For twenty years, CRMs were designed around a simple model: a human salesperson or account manager logs what they did, when they did it, and what happens next. The software was a diary with a contact list bolted on.
That model is now inverted. In the businesses we work with, the CRM is no longer where humans log activity — it’s where AI writes activity, and humans review it.
What changed
When your AI agent is the first line of customer contact — handling WhatsApp, Messenger, web chat, and phone — it generates an order of magnitude more qualified data than a human ever could. Every conversation is logged automatically. Every lead is tagged by intent, channel, and stage before a human sees it. Every booking updates the CRM in real time, not at end-of-day. Every drop-off point is visible — where did the customer stop engaging, and why?

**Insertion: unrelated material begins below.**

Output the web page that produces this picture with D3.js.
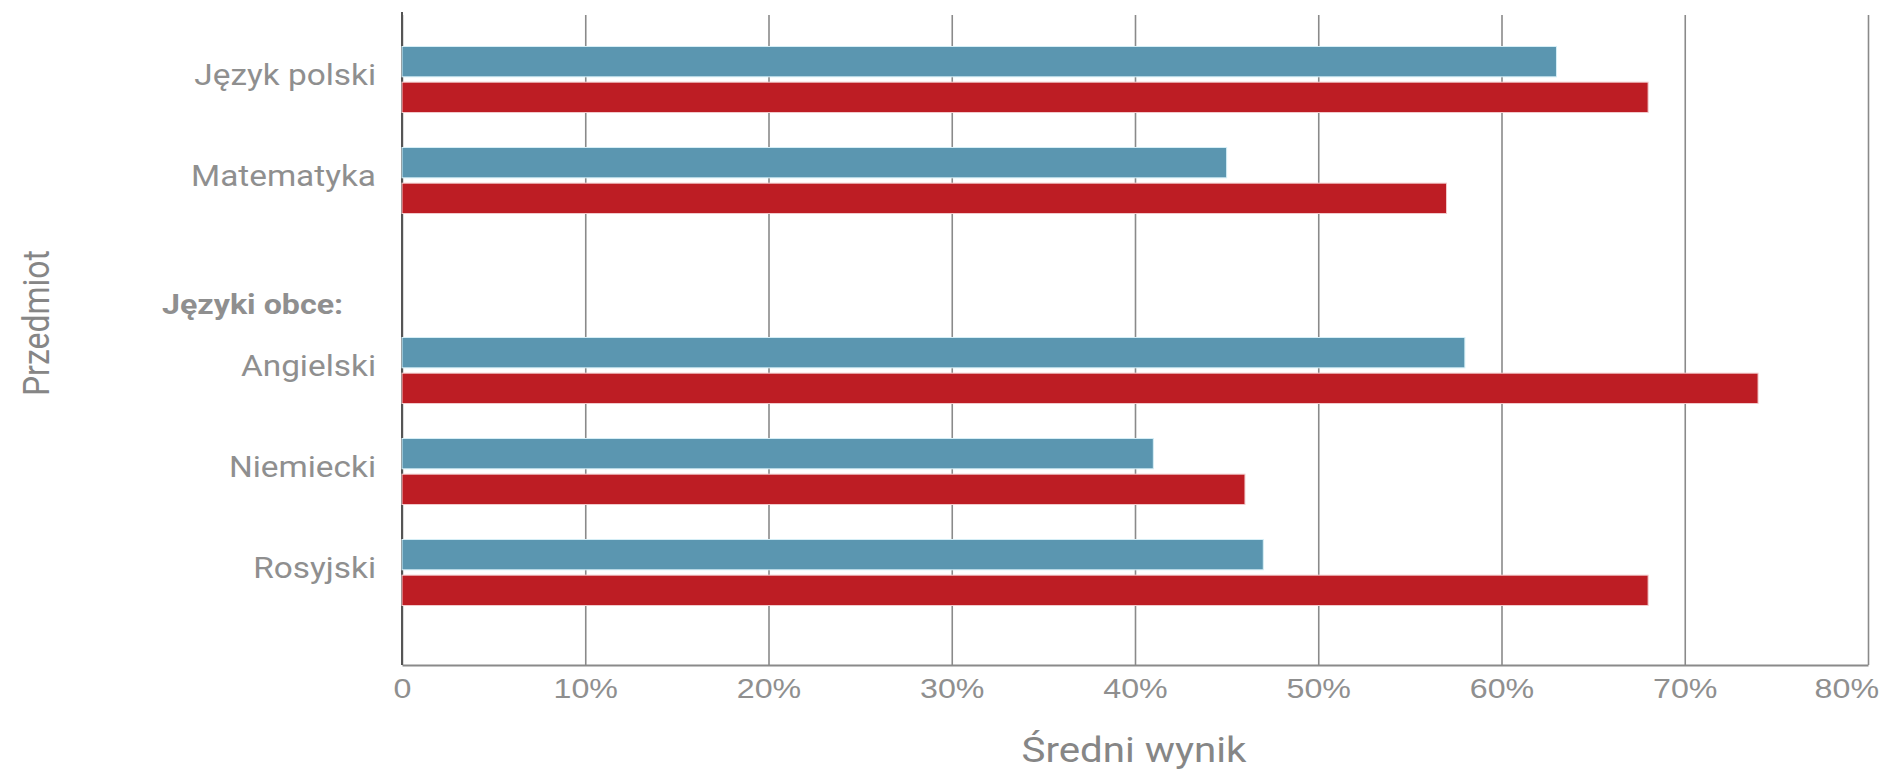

The implication is that most legacy CRMs (HubSpot, Salesforce, Pipedrive, Zoho) are now optimised for the wrong problem. They were built for humans who type slowly. They’re now being asked to store streams of AI-generated activity at speeds their interfaces weren’t designed to visualise.
What the new CRM layer looks like
The pattern we see working is a structured inbox (not a chat log, but a list of qualified, scored leads ready for human action — the AI does the qualification); a timeline of auto-captured context (the human reviewer sees the conversation history plus AI-summarised intent, not the raw message stream); pipeline stages the AI moves automatically (enquired → qualified → booked → attended → closed, with humans only intervening on exceptions); and exceptions surfaced proactively (the CRM tells you “these 3 leads went silent after qualification” rather than waiting for you to find them).
Do you need a new CRM?
Probably not. Most teams we work with are still on HubSpot or Pipedrive, which is fine — the trick is treating the CRM as an output layer of your AI system, not the input. The AI is the operator. The CRM is the ledger.
Where teams get stuck is asking humans to “also update the CRM” on top of their normal work. That’s the old model. In 2026, if your humans are writing things into your CRM that the AI could have written, you’ve architected it wrong.
What to do this quarter
Audit where your CRM data comes from. If more than 50% of it is typed by humans, that’s your inversion opportunity. Wire up your AI — even a basic automation — to write to the CRM directly, and restructure your human workflows around reviewing, not creating.
Your team gets a 4-hour day back. Your data gets better. And your CRM finally does what it was always supposed to — tell you what’s actually happening in your business.